Sources we trust on this
- Philips Hue official product specs for current pricing and lumens claims
- Connectivity Standards Alliance (Matter) for the actual Matter 1.3 specification, not the marketing summary
Buy one bulb. Live with it for a week. Then decide. That’s the whole guide.
Frequently asked questions
Do I need a hub for my first smart bulb?
No. In 2026, every major brand sells Wi-Fi or Matter-over-Thread bulbs that work without a hub. A hub becomes worth it around 10+ bulbs, when reliability and group response time start to matter more than upfront cost.
Can I put a smart bulb in a fixture that already has a dimmer switch?
No, and this is the #1 beginner mistake.
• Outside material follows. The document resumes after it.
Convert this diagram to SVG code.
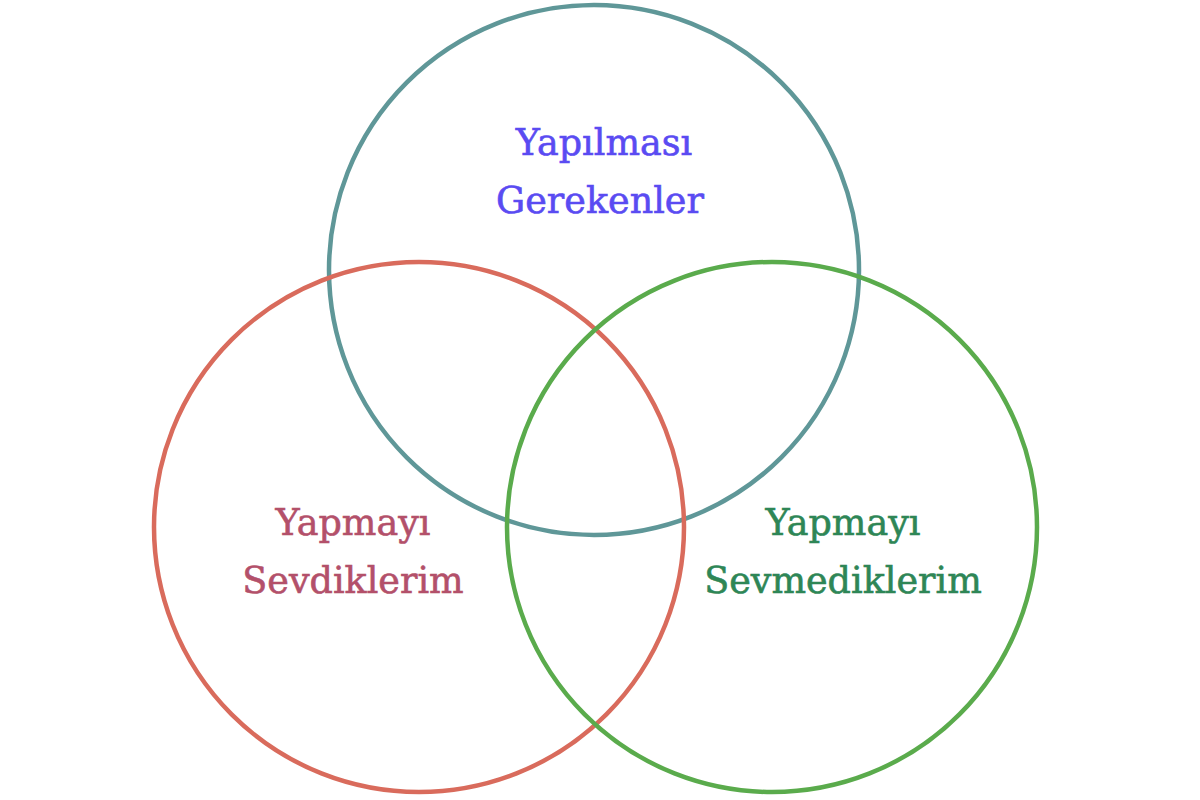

A dumb dimmer chops the AC waveform the bulb needs, causing flicker, buzzing, or a fried bulb. Either replace the dimmer with a regular on/off switch, or swap the dimmer for a smart switch and use dumb dimmable bulbs.
Are Matter bulbs actually better than regular Wi-Fi bulbs?
For beginners with one ecosystem (just Alexa, just Google, just Apple), the difference is small. Matter mostly matters if you mix ecosystems or want to avoid being locked to a single app. Buy Matter if the price is the same; don't pay a premium for it on your first bulb.
Why do my smart bulbs go offline so often?
Almost always Wi-Fi congestion. Cheap Wi-Fi bulbs use the 2.4GHz band and hate channel interference from neighbors. Move your router, switch to a 2.4GHz-only SSID for IoT devices, or buy Zigbee/Thread bulbs that run on their own mesh network.
Are color bulbs worth the extra money over white-only?
For 80% of fixtures in your house: no. Buy tunable white (2700K to 6500K) for ceiling lights, hallways, and bathrooms. Save color bulbs for one or two accent lamps, a TV bias light, or a kid's room. White-only bulbs cost half as much and dim more smoothly.